Un grand merci à Elephant films pour m’avoir permis de découvrir et de chroniquer le blu-ray du film « Car wash » de Michael Schultz.
« Il serait bien temps que quelqu’un ait de la classe ici ! »
Une journée typique dans une station de lavage de voitures à Los Angeles, où l’on croise un patron américain type affublé de son fils maoïste, les laveurs de voiture, petites gens venus de tous les horizons, et les divers clients. Tous sont plus farfelus les uns que les autres : le rebelle prônant la suprématie noire, l’ancien détenu, l'obèse, les jeunes écervelés, l’homosexuel, le bookmaker, les danseurs qui croient qu'Hollywood les attend, l’amoureux transi, qui rêve de devenir un super-héros, mais qui n'arrive pas à séduire la serveuse du restaurant d'en face...
« Moi je leur cire les pompes mais toi tu leur lèches ! »
Longtemps cantonnés à des rôles de faire-valoir, il faut attendre la fin des 50’s et l’émergence d’une nouvelle génération d’acteurs (Sidney Poitier, Woody Strode...) pour voir les acteurs afro-américains obtenir enfin des rôles intéressants et consistants.

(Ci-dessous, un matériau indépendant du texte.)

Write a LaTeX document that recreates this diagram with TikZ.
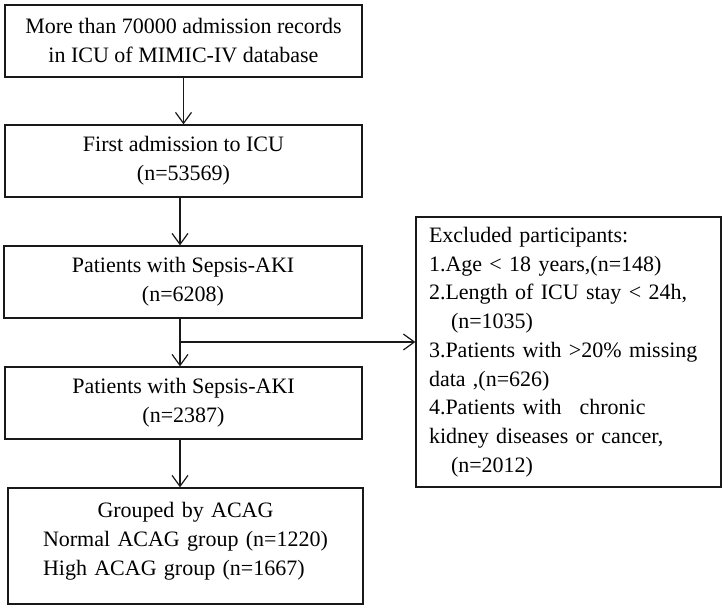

Pour autant, une partie de la communauté noire américaine ne se reconnaitra pas dans ces films ni dans cette génération d’acteurs jugée trop encline à obéir aux stéréotypes édictés par les blancs. C’est donc en réaction à cela que se développe dès la fin des 60’s le courant « Blaxploitation », à savoir une production de films centrés sur la communauté afro-américaine, offrant ainsi aux acteurs noirs de véritables premiers rôles. A l’image de Shaft, le policier justicier du film « Les nuits rouges de Harleem » (1971). Brillant étudiant diplômé de Princeton, Michael Schultz entame dès les années 60 une brillante carrière de metteur en scène à Broadway (où il s’impose comme l’un des rares noirs de sa profession) avant de se tourner progressivement vers la télévision (où il mènera une prolifique carrière de réalisateur de séries) et vers le cinéma au début des années 70, profitant notamment de la vogue « Blaxploitation ». En 1976, il tourne « Car wash » sur un scénario de Joel Schumacher, un jeune débutant qui mènera par la suite la longue carrière de réalisateur que l’on connait. A noter que le film fut sélectionné en compétition officielle au Festival de Cannes en 1977.
« Surtout, croyez au Dollar : le Dollar reste tandis que la connerie s’envole ! »
A l’origine, il était prévu de monter ce « Car wash » d’abord comme un musical, sur scène à Broadway, avant d’en faire une adaptation cinématographique. Mais après quelques revirements, l’idée d’un passage par la scène fut abandonné. Ainsi, de prime abord, « Car wash » surprend par sa forme. En effet, bien que vendu comme tel, le film n’est pas véritablement une comédie musicale : certes la musique y est omniprésente, le plus souvent en toile de fond, mais les acteurs ne chantent à aucun moment. Surtout, derrière son apparente légèreté, le film se fait plus complexe et plus dense qu’il n’y parait. D’une certaine manière, « Car wash » brosse ainsi le portrait d’une classe prolétaire californienne à laquelle le cinéma américain ne s’est que peu intéressé. Sorte d’instantané de cette période, le film nous donne à voir, sur fond de musique funk/soul, un peu de l’envers du rêve américain et de ses oubliés. Un monde où les minorités semblent vouées à n’être que les larbins des blancs, cantonnés aux basses-œuvres. Derrière l’humour de circonstance et les blagues de potache, le film dessine aussi une galerie de personnages, souvent cabossés et en marge de l’American Way Of Life (symbolisés par les clients blancs pour la plupart assez pédants et superficiels), qui rendent compte à leur manière du racisme lattent et d’une forme de ségrégation qui perdure au sein de la société américaine. On y croise ainsi un homosexuel exubérant, une prostituée paumée ou un ancien taulard qui tente de se réinsérer. Mais c’est sans doute le personnage de Duane, l’écorché vif fortement ancré dans les combats de son époque (le nationalisme noir, Nation of Islam...), qui demeure sans doute le plus symptomatique et le plus marquant. Pour autant, le film ne verse jamais dans la revendication et la comédie vient souvent désamorcer les situations, comme un moyen de passer outre les petites misères de la vie. C’est sous doute là l’intelligence de Schultz que d’avoir enrobé sa critique sociale dans un habillage de comédie. « Car wash » apparait ainsi comme un film surprenant, à la fois groovy, très énergique et doux-amer. Une très bonne surprise.